Se dúvidas houvesse de que Ângelo Brea é fã de Isaac Asimov (e, em geral, dos autores de FC dessa geração... mas sobretudo de Asimov), elas certamente se dissipariam ao ler esta noveleta de ficção científica e reparar no comportamento e atitude do robô pessoal da família que a protagoniza. Trata-se de um robô positrónico asimoviano, em tudo menos no nome, incluindo mesmo referências mais ou menos encapotadas às célebres três leis da robótica.
De resto, até é possível que o facto de Asimov ter sido um judeu russo, emigrado muito novo para os Estados Unidos, muito poucos anos depois de nascer numa aldeia da região de Smolensk, esteja na base de todo o ambiente de Nas Montanhas de Magadar, embora isto seja pura especulação da minha parte. É que estamos perante uma história de ficção científica que tem lugar numa colónia planetária colonizada por russos (todo o setor, de resto, parece ser ter sido colonizado por russos), e a língua russa, a "língua antiga", como as personagens de Brea se lhe referem, faz numerosas aparições ao longo do texto. Em caracteres cirílicos e tudo, sim.
Brea parece nutrir um interesse especial pela linguística, o que dá um sabor especial a algumas das suas histórias. Caso desta.
E não é só esse o seu único ponto de interesse. Esta podia ter sido uma história realmente boa, pois o ambiente de um planeta em guerra civil, com um governo democrático a ser derrotado por uma insurreição armada, que provoca a fuga do protagonista e família para as montanhas (sim, de Magadar, e eis o título explicado), está bastante bem criado, acompanhado por personagens credíveis e por um desenvolvimento da história bastante agradável.

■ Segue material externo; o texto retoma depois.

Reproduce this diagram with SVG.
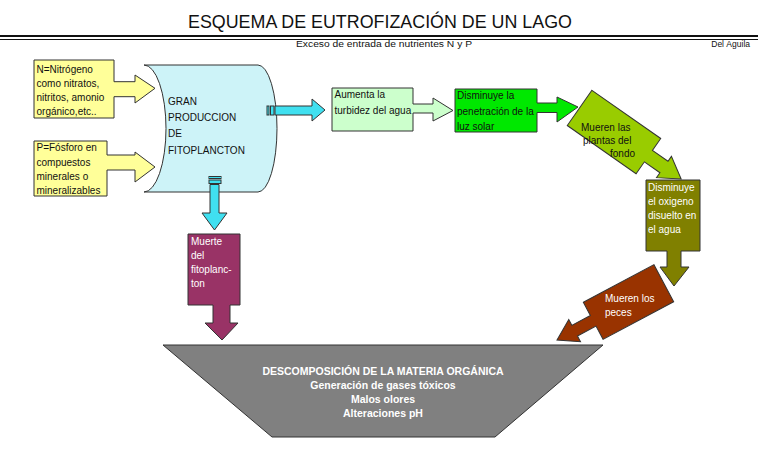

O problema é não ser uma história, mas o princípio de uma história. Podia funcionar perfeitamente como início de um romance ou pelo menos de uma novela, mas não, cria uma situação e não a resolve. Ora, finais em aberto são uma técnica literária inteiramente válida e por vezes muito satisfatória, mas costumam exigir que haja alguma resolução subjacente à história óbvia, um nível de leitura mais subtil que permita que o final em aberto se torne mesmo num final em vez de ser apenas uma coisa escancarada que como que grita "estou incompleta". Pode ser qualquer coisa; uma descoberta, um momento de crescimento de algum protagonista, um fim de viagem, etc., etc. Mas neste texto não vislumbrei nada disso; ele gritou-me mesmo "estou incompleto".
Talvez seja de mim. Mas não creio que seja.